The tangy scent of roast marsh bird lingered in the air. Smoke from the fire pit lazily curled along a gentle breeze, undulating like a lacy sprite, a playful sprite. No need to dampen a beautiful day with worry. Grandfather knew nothing of the camp, she was sure of it. The same hands that carried Allona's messages worked even harder to keep the village a secret. The smoke would alert no one. For at present many fires burned in the region. Land was being cleared and readied for new homes. For the moment she would call this little camp home too. Taiara inhaled a deep satisfied breath.

"I so hope your healers and magicians have greater success than the doctors." Taiara wistfully stared into the distance. So many had perished from the illness. She had suffered from it herself when young, but had recovered easily. For those of pure Iroam blood, the recovery was rare. Many recent burials attested to the fact.

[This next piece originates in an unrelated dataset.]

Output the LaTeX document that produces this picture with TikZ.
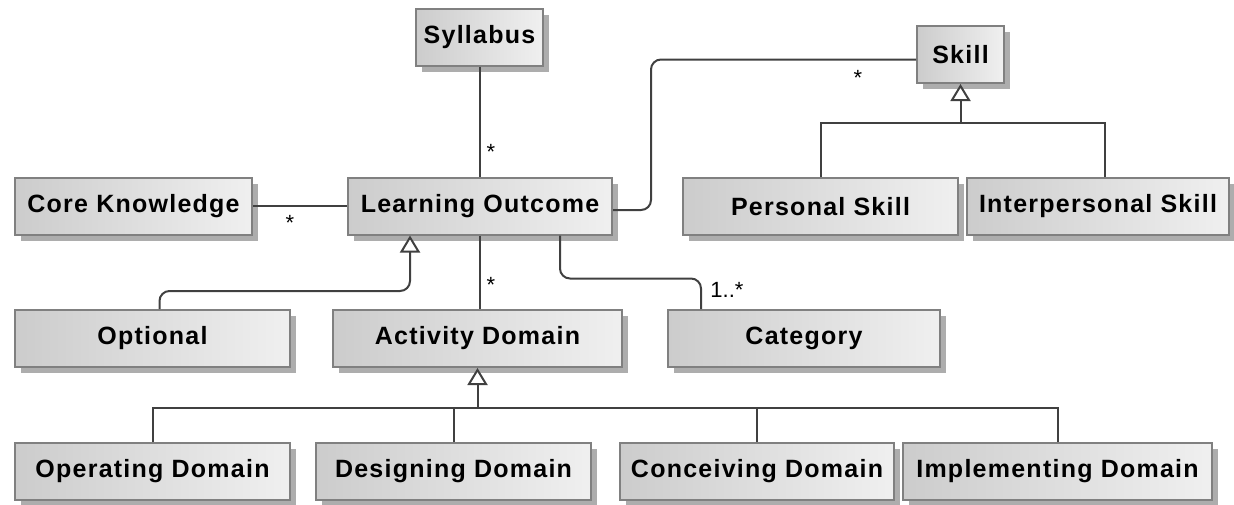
\documentclass[tikz,border=0pt]{standalone}
\usepackage{fontspec}
\newfontfamily\umlfont{Liberation Sans}[LetterSpace=5]
\newfontfamily\multfont{Liberation Sans}
\usetikzlibrary{arrows.meta,shadows,calc,positioning}

\begin{document}
\begin{tikzpicture}[x=1pt,y=-1pt,
	  cls/.style={draw=black!50, line width=2pt, shading angle=45, left color=black!20, right color=black!6,
	    drop shadow={shadow xshift=6pt, shadow yshift=-6pt, fill=black!32, opacity=1},
	    font=\umlfont\bfseries\fontsize{25}{30}\selectfont, inner sep=0pt, minimum height=57pt},
	  assoc/.style={draw=black!75, line width=2pt, rounded corners=10pt},
	  tree/.style={draw=black!75, line width=2pt},
	  gen/.style={assoc, -{Triangle[open, length=17pt, width=20pt, fill=white]}},
	  mult/.style={font=\multfont\fontsize{22}{26}\selectfont, inner sep=0pt}]
	  \useasboundingbox (0,0) rectangle (1234,504);
	  % classes
	  \node[cls, minimum width=127pt] (syl) at (479.5,37) {Syllabus};
	  \node[cls, minimum width=87pt] (skill) at (960.5,54.5) {Skill};
	  \node[cls, minimum width=237pt] (core) at (133.5,206) {Core Knowledge};
	  \node[cls, minimum width=264pt] (lo) at (480,206) {Learning Outcome};
	  \node[cls, minimum width=275pt] (pers) at (820.5,206.5) {Personal Skill};
	  \node[cls, minimum width=262pt] (inter) at (1098,206.5) {Interpersonal Skill};
	  \node[cls, minimum width=275pt] (opt) at (152.5,338.5) {Optional};
	  \node[cls, minimum width=289pt] (act) at (477.5,338.5) {Activity Domain};
	  \node[cls, minimum width=272pt] (cat) at (804,338.5) {Category};
	  \node[cls, minimum width=275pt] (op) at (152.5,471.5) {Operating Domain};
	  \node[cls, minimum width=275pt] (des) at (453.5,471.5) {Designing Domain};
	  \node[cls, minimum width=274pt] (con) at (757,471.5) {Conceiving Domain};
	  \node[cls, minimum width=309pt] (imp) at (1057.5,471.5) {Implementing Domain};
	  % associations
	  \draw[assoc] (syl.south) -- (syl.south |- lo.north);
	  \draw[assoc] (core.east) -- (lo.west);
	  \draw[assoc] ([yshift=-4pt]lo.east) -- ++(38,0) |- ([yshift=-5pt]skill.west);
	  \draw[assoc] (lo.south) -- (lo.south |- act.north);
	  \draw[assoc] ([xshift=80pt]lo.south) -- ++(0,43) -| ([xshift=-103pt]cat.north);
	  \node[mult] (msyl) at (491,152) {*};
	  \node[mult] (mcore) at (290,223) {*};
	  \node[mult] (mskill) at (858,78) {*};
	  \node[mult] (mact) at (491,285) {*};
	  \node[mult] (mcat) at (727,290) {1..*};
	  % generalizations
	  \draw[gen] ([xshift=7pt]opt.north) -- ++(0,-18) -| ([xshift=-70pt]lo.south);
	  \coordinate (sbar) at ($(skill.south)+(0,39)$);
	  \draw[tree] (pers.north) |- (sbar);
	  \draw[tree] ([xshift=7pt]inter.north) |- (sbar);
	  \draw[gen] (sbar) -- (skill.south);
	  \coordinate (abar) at ($(act.south)+(0,40)$);
	  \foreach \c in {op,des,con,imp}
	    \draw[tree] (\c.north) |- (abar);
	  \draw[gen] (abar) -- (act.south);
\end{tikzpicture}
\end{document}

"Ah, child, our prophets have told us that we will heal our people. We will go on just as day follows night. Even now, the darkness seeks its light, its beloved. Just as night seeks the day. Ask me some time soon to tell you about the prophecy of dark and light." Sometimes her aunt made little sense. Sometimes her eyes would glaze over and she would mutter strange warnings and predictions. Taiara shivered. Magic and prophecies were forbidden in the households, villages and towns of the Outsiders. Practitioners could be killed for daring to draw upon magic. Allona could easily be considered one. Why did they do it she wondered? Why was magic even part of their culture? They lived off the land, close to nature and the natural, so why believe in the supernatural? Her mother hadn't and she was Iroam. She was certain her aunt had a vivid imagination, fuelled by a culture of superstition. Something she hoped, that in time would change.

"Aunt?" The woman shook for a moment. Then her eyes cleared.

"What did I say?" For the first time since she had met her aunt, she heard fear on her voice.

"You spoke of a prophecy of dark and light." Taiara didn't believe in prophecies either.

"Yes...the prophecy." Fear gleamed in the elder woman's eyes as well.

"Tell me about it," Taiara prompted. She so adored the ancient myths and stories of her people. Adored them, but didn't believe a single word. They were akin to the fairy tales her mother had read her when she was young. Object lessons for little children, nothing more.